§ What you need to do
Repeat the material below exactly, with no pictures.

§ Given material
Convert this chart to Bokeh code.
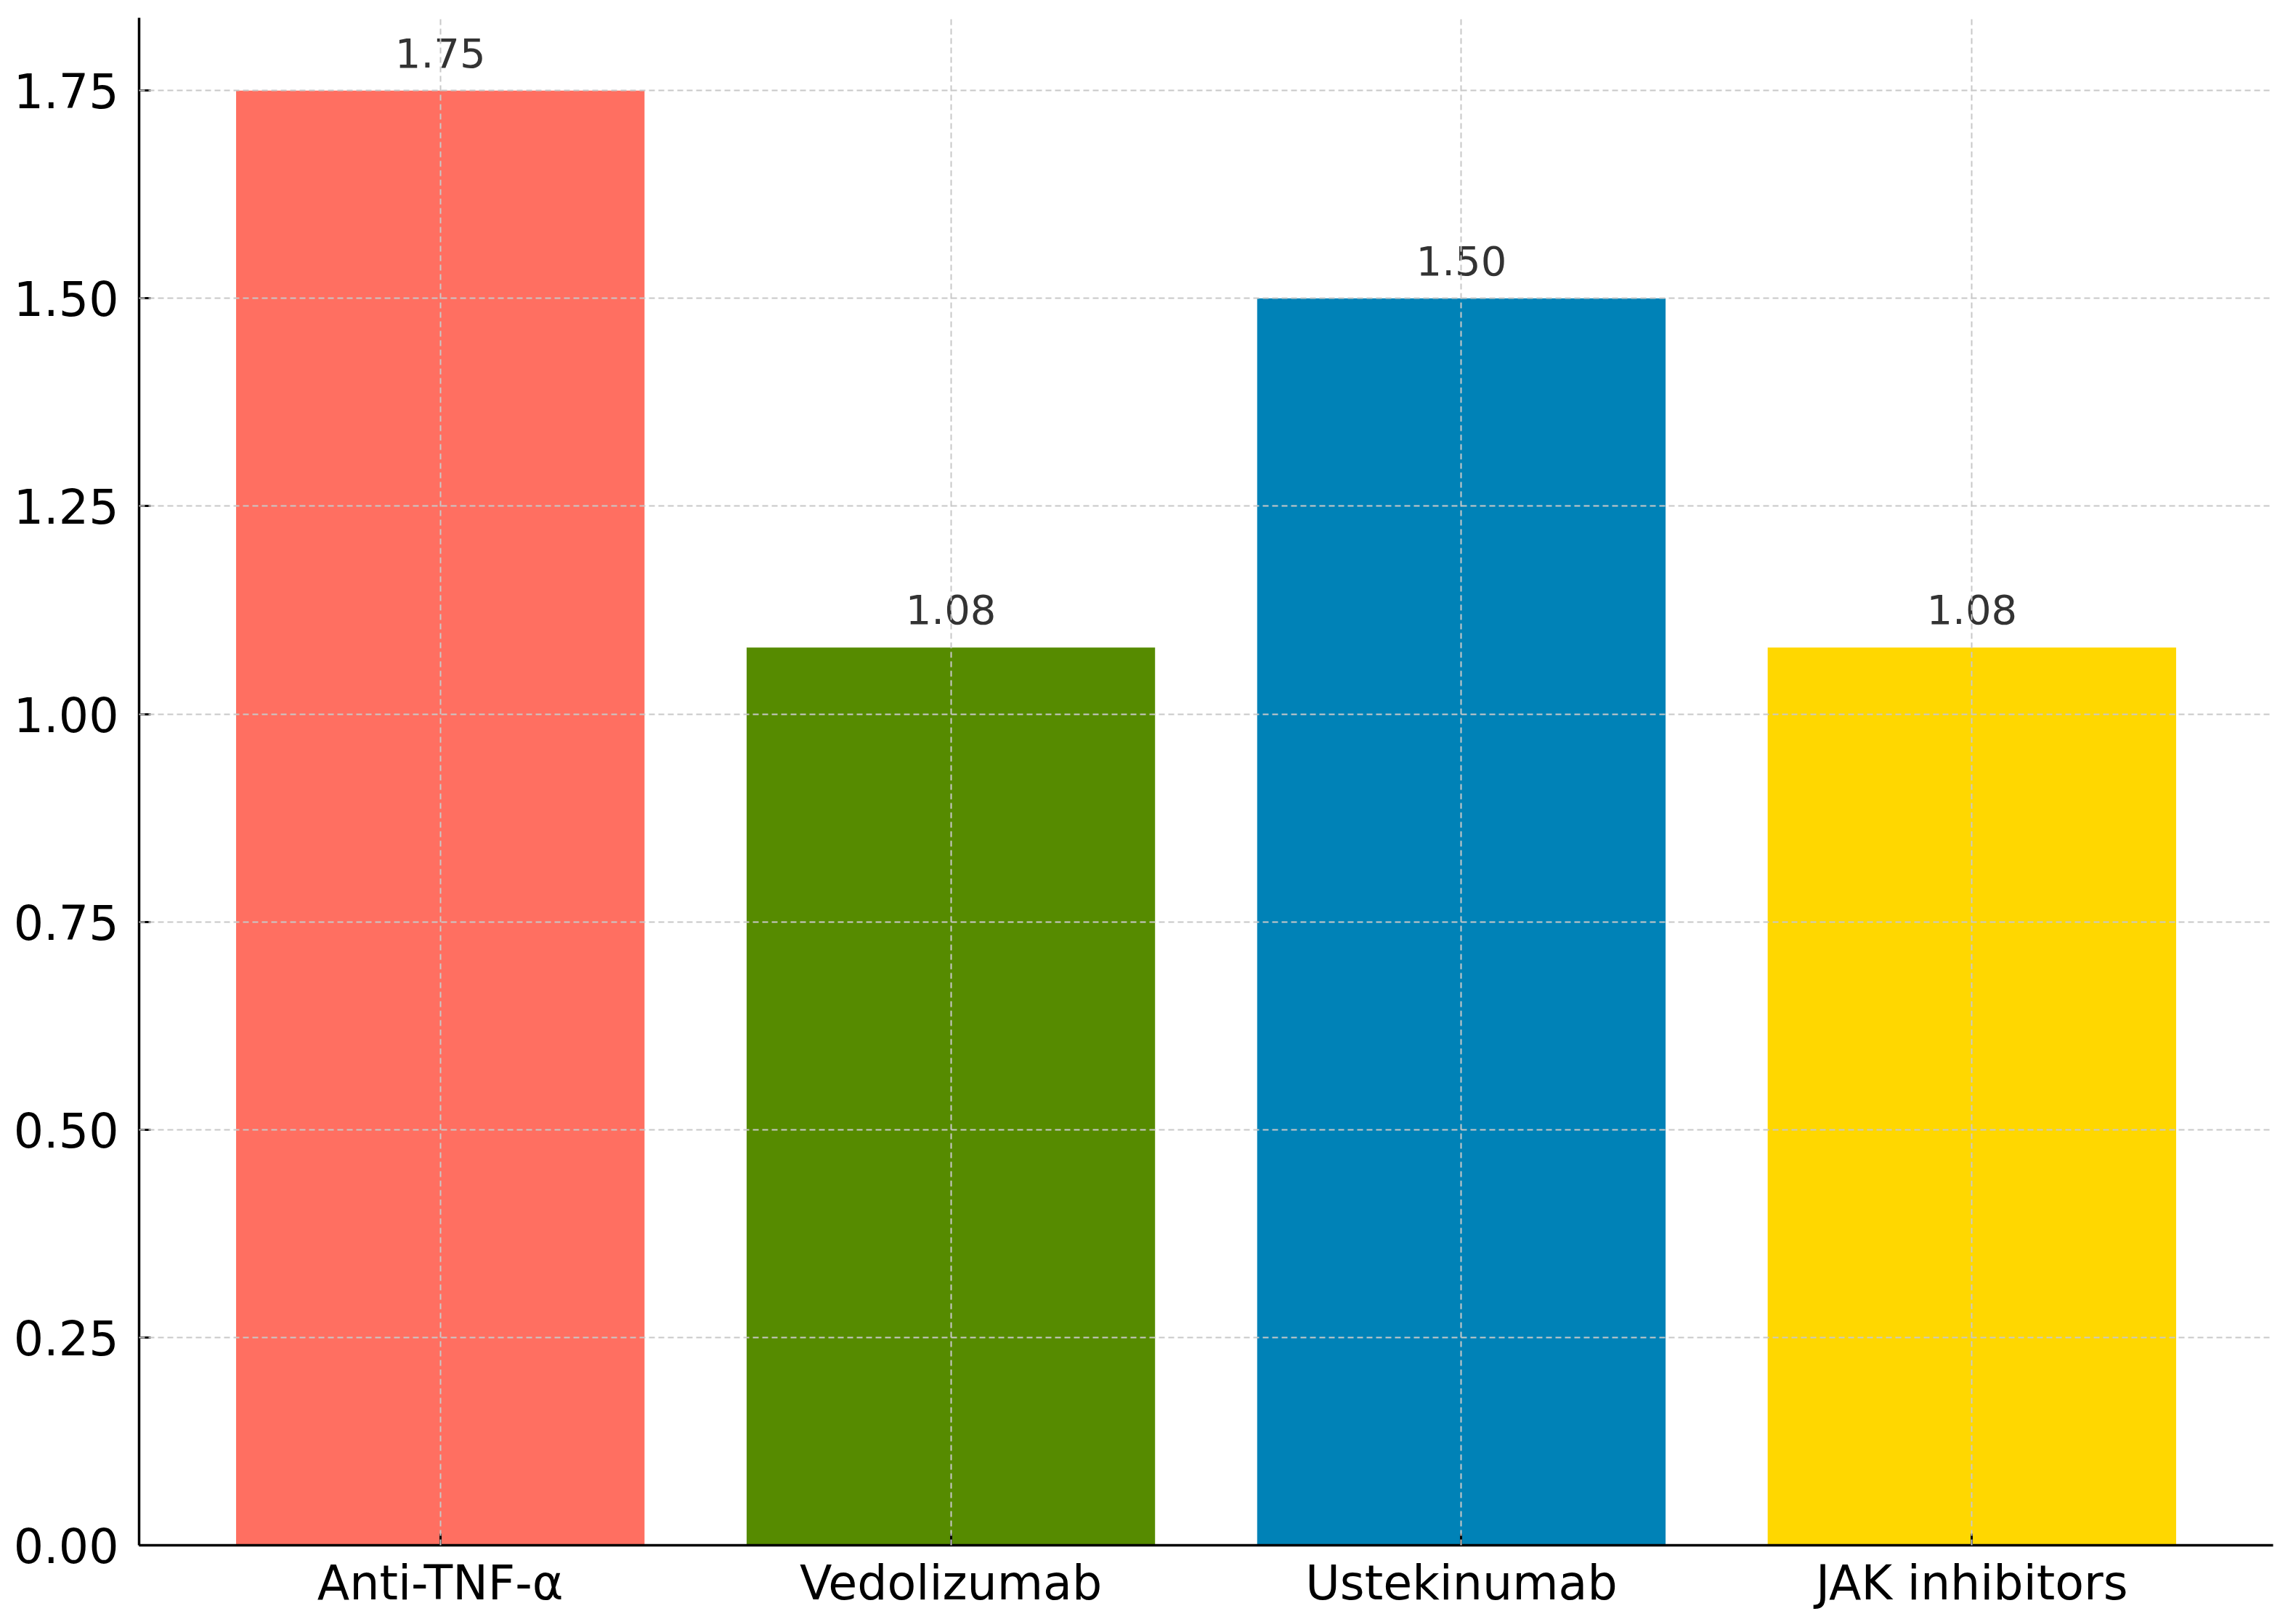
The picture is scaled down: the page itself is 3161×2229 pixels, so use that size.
from bokeh.plotting import figure
from bokeh.models import Range1d, FixedTicker, ColumnDataSource
from bokeh.core.properties import value
from bokeh.embed import file_html
from bokeh.resources import INLINE

categories = ["Anti-TNF-α", "Vedolizumab", "Ustekinumab", "JAK inhibitors"]
values = [1.75, 1.08, 1.50, 1.08]
colors = ["#FF6F61", "#568B00", "#0082B7", "#FFD700"]
value_labels = ["1.75", "1.08", "1.50", "1.08"]
y_ticks = [0.0, 0.25, 0.5, 0.75, 1.0, 1.25, 1.5, 1.75]
y_tick_labels = ["0.00", "0.25", "0.50", "0.75", "1.00", "1.25", "1.50", "1.75"]

xs = list(range(len(categories)))
n = len(categories)
bar_w = 0.8
pad = (n - 1 + bar_w) * 0.05
ymax = max(values) * 1.05

src = ColumnDataSource(dict(x=xs, top=values, color=colors,
                            ly=[v + 0.028 for v in values], lab=value_labels))

p = figure(width=3150, height=2220, output_backend="svg", toolbar_location=None,
           x_range=Range1d(-bar_w / 2 - pad, n - 1 + bar_w / 2 + pad),
           y_range=Range1d(0, ymax),
           min_border_left=191, min_border_right=21, min_border_top=24, min_border_bottom=93)
p.outline_line_color = None
p.background_fill_color = "white"
p.border_fill_color = "white"

p.vbar(x="x", top="top", bottom=0, width=bar_w, color="color", line_color=None, source=src)
p.text(x="x", y="ly", text="lab", source=src, text_align="center", text_baseline="bottom",
       text_font=value("DejaVu Sans"), text_font_size="56px", text_color="#333333")

for ax in (p.xaxis[0], p.yaxis[0]):
    ax.axis_line_width = 3.5
    ax.axis_line_color = "black"
    ax.major_tick_in = 16
    ax.major_tick_out = 0
    ax.major_tick_line_width = 3
    ax.minor_tick_line_color = None
    ax.major_label_text_font = "DejaVu Sans"
    ax.major_label_text_font_size = "65px"
    ax.major_label_text_color = "black"

p.xaxis.ticker = FixedTicker(ticks=xs)
p.xaxis.major_label_overrides = {i: c for i, c in zip(xs, categories)}
p.xaxis.major_label_standoff = 14
p.yaxis.ticker = FixedTicker(ticks=y_ticks)
p.yaxis.major_label_overrides = {t: l for t, l in zip(y_ticks, y_tick_labels)}
p.yaxis.major_label_standoff = 28

for g in (p.xgrid[0], p.ygrid[0]):
    g.grid_line_color = "#c8c8c8"
    g.grid_line_width = 2
    g.grid_line_dash = "8 5"
    g.level = "overlay"

open("out.html", "w").write(file_html(p, INLINE))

§ Response to this exercise
Convert this chart to Bokeh code.
The picture is scaled down: the page itself is 3161×2229 pixels, so use that size.
from bokeh.plotting import figure
from bokeh.models import Range1d, FixedTicker, ColumnDataSource
from bokeh.core.properties import value
from bokeh.embed import file_html
from bokeh.resources import INLINE

categories = ["Anti-TNF-α", "Vedolizumab", "Ustekinumab", "JAK inhibitors"]
values = [1.75, 1.08, 1.50, 1.08]
colors = ["#FF6F61", "#568B00", "#0082B7", "#FFD700"]
value_labels = ["1.75", "1.08", "1.50", "1.08"]
y_ticks = [0.0, 0.25, 0.5, 0.75, 1.0, 1.25, 1.5, 1.75]
y_tick_labels = ["0.00", "0.25", "0.50", "0.75", "1.00", "1.25", "1.50", "1.75"]

xs = list(range(len(categories)))
n = len(categories)
bar_w = 0.8
pad = (n - 1 + bar_w) * 0.05
ymax = max(values) * 1.05

src = ColumnDataSource(dict(x=xs, top=values, color=colors,
                            ly=[v + 0.028 for v in values], lab=value_labels))

p = figure(width=3150, height=2220, output_backend="svg", toolbar_location=None,
           x_range=Range1d(-bar_w / 2 - pad, n - 1 + bar_w / 2 + pad),
           y_range=Range1d(0, ymax),
           min_border_left=191, min_border_right=21, min_border_top=24, min_border_bottom=93)
p.outline_line_color = None
p.background_fill_color = "white"
p.border_fill_color = "white"

p.vbar(x="x", top="top", bottom=0, width=bar_w, color="color", line_color=None, source=src)
p.text(x="x", y="ly", text="lab", source=src, text_align="center", text_baseline="bottom",
       text_font=value("DejaVu Sans"), text_font_size="56px", text_color="#333333")

for ax in (p.xaxis[0], p.yaxis[0]):
    ax.axis_line_width = 3.5
    ax.axis_line_color = "black"
    ax.major_tick_in = 16
    ax.major_tick_out = 0
    ax.major_tick_line_width = 3
    ax.minor_tick_line_color = None
    ax.major_label_text_font = "DejaVu Sans"
    ax.major_label_text_font_size = "65px"
    ax.major_label_text_color = "black"

p.xaxis.ticker = FixedTicker(ticks=xs)
p.xaxis.major_label_overrides = {i: c for i, c in zip(xs, categories)}
p.xaxis.major_label_standoff = 14
p.yaxis.ticker = FixedTicker(ticks=y_ticks)
p.yaxis.major_label_overrides = {t: l for t, l in zip(y_ticks, y_tick_labels)}
p.yaxis.major_label_standoff = 28

for g in (p.xgrid[0], p.ygrid[0]):
    g.grid_line_color = "#c8c8c8"
    g.grid_line_width = 2
    g.grid_line_dash = "8 5"
    g.level = "overlay"

open("out.html", "w").write(file_html(p, INLINE))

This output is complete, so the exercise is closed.